Poynings’ Law and the making of law in Ireland, 1660–1800

Poynings’ Law was one of the most crucial statutes ever enacted by the Irish parliament, yet the law’s crucial impact on parliament’s operations from 1660 has never been examined systematically.

James Kelly examines how Poynings’ Law impacted on the legislative operations of the Irish parliament between the Restoration and the Act of Union, and he establishes how the Irish parliament contrived, first, by evolving a sophisticated heads of bills process in the late 17th century, second, by curtailing the power of the Irish privy council in the early 18th century, and finally, by securing the amendment of Poynings’ Law in 1782, to achieve a degree of legislative independence that endured until the Act of Union. Based on a close and detailed scrutiny of the records of the Irish parliament and the systematic exploration for the first time of the voluminous records of the British privy council, this book provides a new, revealing perspective on the working of the Irish parliament, its relationship with the Irish executive and on the nature of the Anglo-Irish connection.
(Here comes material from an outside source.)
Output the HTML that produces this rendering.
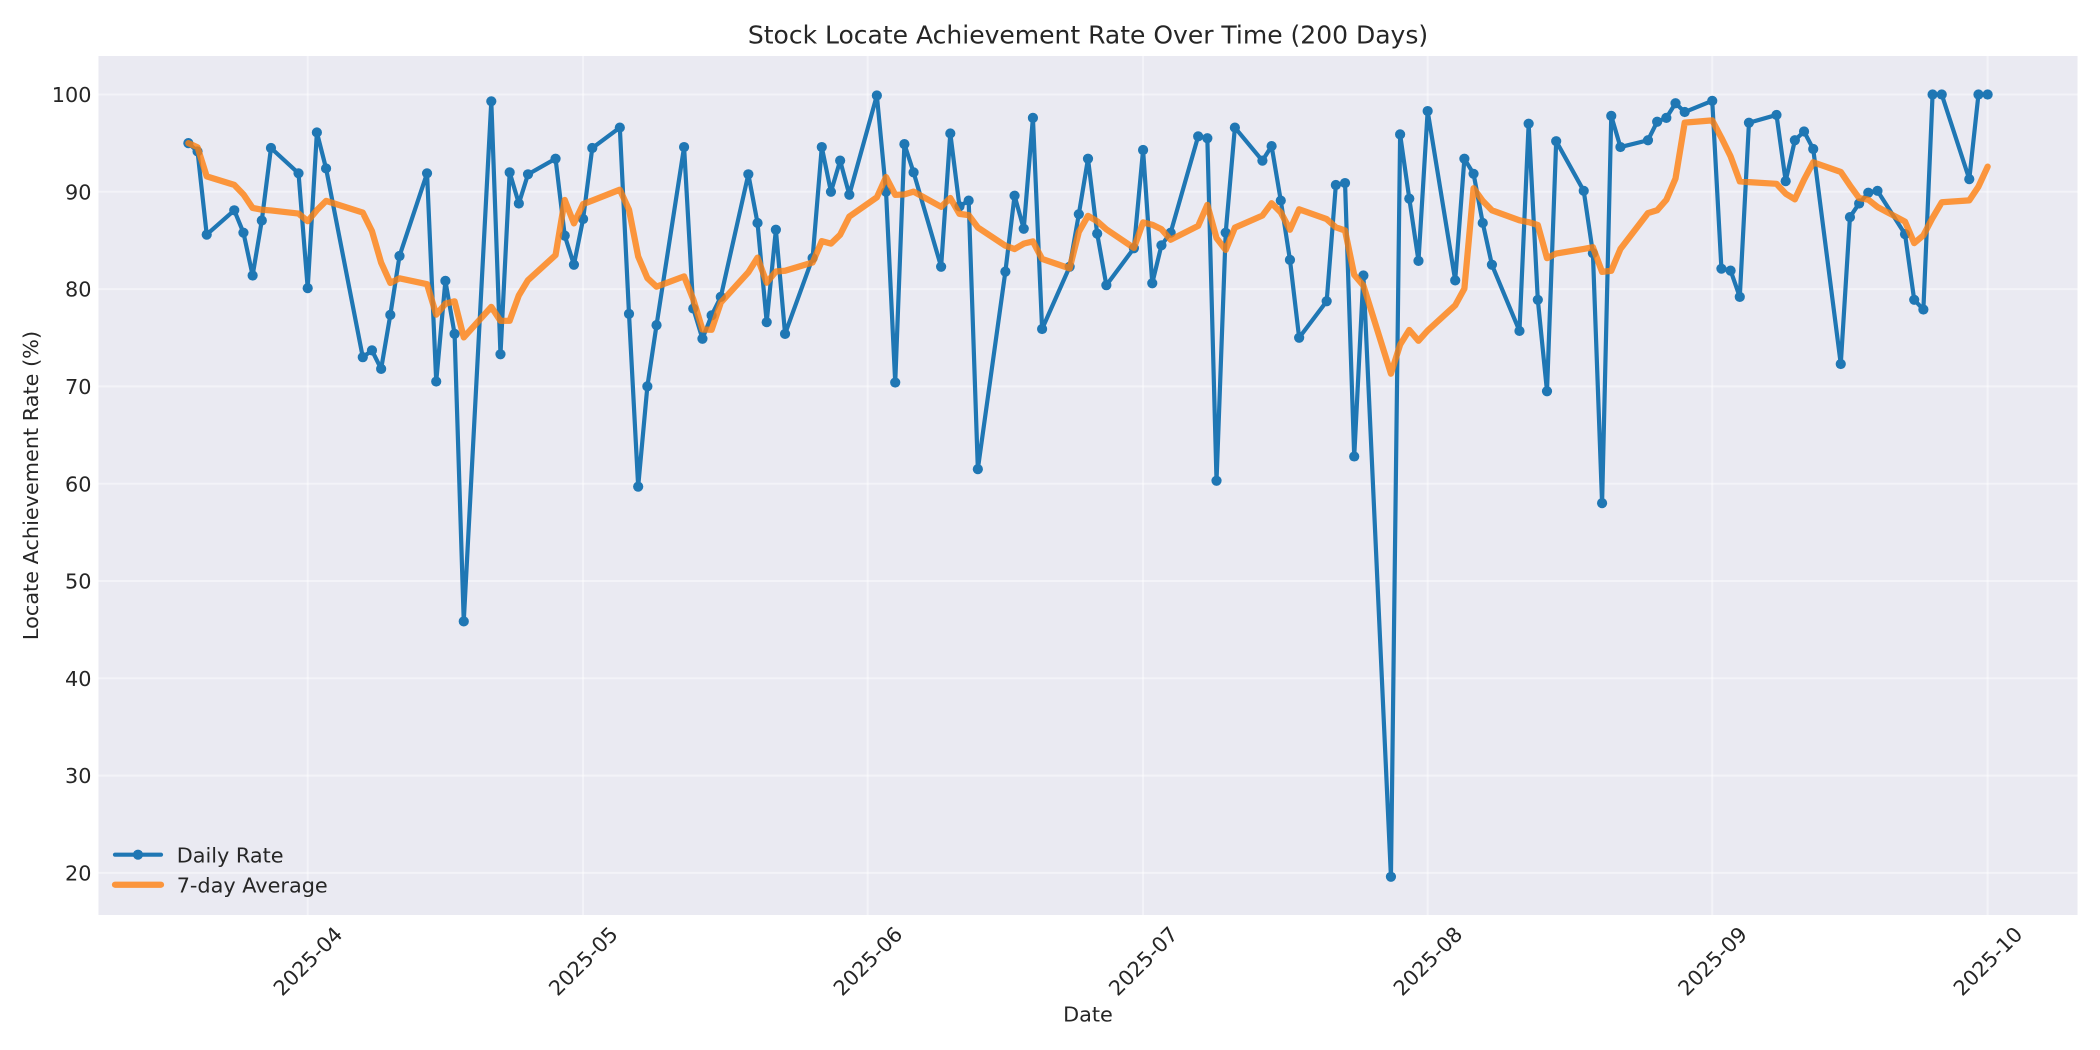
<!DOCTYPE html>
<html>
<head>
<meta charset="utf-8">
<style>
  html, body { margin: 0; padding: 0; background: #ffffff; }
  body { width: 2100px; height: 1050px; overflow: hidden; }
  svg { display: block; }
  text { font-family: "DejaVu Sans", "Liberation Sans", sans-serif; fill: #262626; }
</style>
</head>
<body>
<svg id="chart" width="2100" height="1050" viewBox="0 0 2100 1050" xmlns="http://www.w3.org/2000/svg">
  <rect x="0" y="0" width="2100" height="1050" fill="#ffffff"/>
  <!-- axes background -->
  <rect x="98.5" y="56" width="1979" height="859" fill="#EAEAF2"/>
  <g id="grid" stroke="#ffffff" stroke-opacity="0.45" stroke-width="2"></g>
  <g id="series"></g>

  <!-- Title -->
  <text x="1088" y="43.3" font-size="25" text-anchor="middle">Stock Locate Achievement Rate Over Time (200 Days)</text>

  <!-- Y tick labels -->
  <g font-size="20.8" text-anchor="end">
    <text x="91.5" y="102.1">100</text>
    <text x="91.5" y="199.4">90</text>
    <text x="91.5" y="296.7">80</text>
    <text x="91.5" y="394.0">70</text>
    <text x="91.5" y="491.3">60</text>
    <text x="91.5" y="588.6">50</text>
    <text x="91.5" y="685.9">40</text>
    <text x="91.5" y="783.2">30</text>
    <text x="91.5" y="880.5">20</text>
  </g>

  <!-- X tick labels (rotated 45) -->
  <g font-size="20.8" text-anchor="middle">
    <text x="307.7" y="968.5" transform="rotate(-45 307.7 961)">2025-04</text>
    <text x="583.1" y="968.5" transform="rotate(-45 583.1 961)">2025-05</text>
    <text x="867.7" y="968.5" transform="rotate(-45 867.7 961)">2025-06</text>
    <text x="1143.1" y="968.5" transform="rotate(-45 1143.1 961)">2025-07</text>
    <text x="1427.7" y="968.5" transform="rotate(-45 1427.7 961)">2025-08</text>
    <text x="1712.3" y="968.5" transform="rotate(-45 1712.3 961)">2025-09</text>
    <text x="1987.7" y="968.5" transform="rotate(-45 1987.7 961)">2025-10</text>
  </g>

  <!-- Axis labels -->
  <text x="1088" y="1021.7" font-size="20.8" text-anchor="middle">Date</text>
  <text transform="translate(38 485.5) rotate(-90)" font-size="20.8" text-anchor="middle">Locate Achievement Rate (%)</text>

  <!-- Legend -->
  <line x1="115" y1="854.7" x2="161" y2="854.7" stroke="#1f77b4" stroke-width="4.2" stroke-linecap="round"/>
  <circle cx="138" cy="854.7" r="5.1" fill="#1f77b4"/>
  <text x="176.7" y="862.3" font-size="20.8">Daily Rate</text>
  <line x1="115" y1="884.7" x2="161" y2="884.7" stroke="#ff7f0e" stroke-opacity="0.8" stroke-width="6.25" stroke-linecap="round"/>
  <text x="176.7" y="892.3" font-size="20.8">7-day Average</text>
</svg>

<script>
(function(){
  var data = [
    [-13,95.0],[-12,94.15],[-11,85.6],[-8,88.1],[-7,85.8],[-6,81.4],[-5,87.05],[-4,94.5],
    [-1,91.9],[0,80.1],[1,96.1],[2,92.4],
    [6,73.0],[7,73.7],[8,71.8],[9,77.35],[10,83.4],
    [13,91.9],[14,70.5],[15,80.85],[16,75.4],[17,45.85],
    [20,99.3],[21,73.3],[22,92.0],[23,88.8],[24,91.8],
    [27,93.4],[28,85.5],[29,82.5],[30,87.2],[31,94.5],
    [34,96.6],[35,77.45],[36,59.7],[37,70.0],[38,76.3],
    [41,94.6],[42,78.0],[43,74.9],[44,77.3],[45,79.2],
    [48,91.8],[49,86.8],[50,76.6],[51,86.1],[52,75.4],
    [55,83.2],[56,94.6],[57,90.0],[58,93.2],[59,89.7],
    [62,99.9],[63,90.0],[64,70.4],[65,94.9],[66,92.0],
    [69,82.3],[70,96.0],[71,88.5],[72,89.1],[73,61.5],
    [76,81.8],[77,89.6],[78,86.2],[79,97.6],[80,75.9],
    [83,82.3],[84,87.7],[85,93.4],[86,85.7],[87,80.4],
    [90,84.2],[91,94.3],[92,80.6],[93,84.5],[94,85.8],
    [97,95.7],[98,95.5],[99,60.3],[100,85.8],[101,96.6],
    [104,93.2],[105,94.7],[106,89.1],[107,83.0],[108,75.0],
    [111,78.75],[112,90.7],[113,90.9],[114,62.8],[115,81.4],
    [118,19.6],[119,95.9],[120,89.3],[121,82.9],[122,98.3],
    [125,80.9],[126,93.4],[127,91.85],[128,86.8],[129,82.5],
    [132,75.7],[133,97.0],[134,78.9],[135,69.5],[136,95.2],
    [139,90.1],[140,83.7],[141,58.0],[142,97.8],[143,94.6],
    [146,95.3],[147,97.2],[148,97.6],[149,99.1],[150,98.2],
    [153,99.35],[154,82.1],[155,81.9],[156,79.2],[157,97.1],
    [160,97.9],[161,91.1],[162,95.3],[163,96.2],[164,94.4],
    [167,72.3],[168,87.4],[169,88.8],[170,89.9],[171,90.1],
    [174,85.65],[175,78.9],[176,77.9],[177,100],[178,100],
    [181,91.3],[182,100],[183,100]
  ];
  function X(d){ return 307.7 + d*9.18; }
  function Y(v){ return 94.5 + (100 - v)*9.73; }
  var NS = "http://www.w3.org/2000/svg";

  // grid
  var grid = document.getElementById('grid');
  for (var v = 20; v <= 100; v += 10) {
    var l = document.createElementNS(NS, 'line');
    l.setAttribute('x1', 98.5); l.setAttribute('x2', 2077.5);
    l.setAttribute('y1', Y(v)); l.setAttribute('y2', Y(v));
    grid.appendChild(l);
  }
  var months = [0,30,61,91,122,153,183];
  months.forEach(function(d){
    var l = document.createElementNS(NS, 'line');
    l.setAttribute('x1', X(d)); l.setAttribute('x2', X(d));
    l.setAttribute('y1', 56); l.setAttribute('y2', 915);
    grid.appendChild(l);
  });

  var g = document.getElementById('series');
  // blue line
  var pts = data.map(function(p){ return X(p[0]).toFixed(2) + ',' + Y(p[1]).toFixed(2); }).join(' ');
  var pl = document.createElementNS(NS, 'polyline');
  pl.setAttribute('points', pts);
  pl.setAttribute('fill', 'none');
  pl.setAttribute('stroke', '#1f77b4');
  pl.setAttribute('stroke-width', '4.2');
  pl.setAttribute('stroke-linejoin', 'round');
  pl.setAttribute('stroke-linecap', 'round');
  g.appendChild(pl);
  data.forEach(function(p){
    var c = document.createElementNS(NS, 'circle');
    c.setAttribute('cx', X(p[0]).toFixed(2));
    c.setAttribute('cy', Y(p[1]).toFixed(2));
    c.setAttribute('r', '5.1');
    c.setAttribute('fill', '#1f77b4');
    g.appendChild(c);
  });
  // rolling 7 average
  var rp = [];
  for (var i = 0; i < data.length; i++) {
    var s = 0, n = 0;
    for (var j = Math.max(0, i-6); j <= i; j++) { s += data[j][1]; n++; }
    rp.push(X(data[i][0]).toFixed(2) + ',' + Y(s/n).toFixed(2));
  }
  var ol = document.createElementNS(NS, 'polyline');
  ol.setAttribute('points', rp.join(' '));
  ol.setAttribute('fill', 'none');
  ol.setAttribute('stroke', '#ff7f0e');
  ol.setAttribute('stroke-opacity', '0.8');
  ol.setAttribute('stroke-width', '6.25');
  ol.setAttribute('stroke-linejoin', 'round');
  ol.setAttribute('stroke-linecap', 'round');
  g.appendChild(ol);
})();
</script>
</body>
</html>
This is the 18th volume in the Irish Legal History Society Series.

James Kelly is the head of the Department of History, St Patrick’s College, Dublin City University, and author of numerous books and articles on 18th-century Ireland.

The Irish Legal History Society examines, explores, and engages with all issues relating to the legal history of Ireland, from earliest time to the present day. Founded in 1988, the Society holds two Discourses annually, as well as publishing scholarly works on a range of legal history subjects.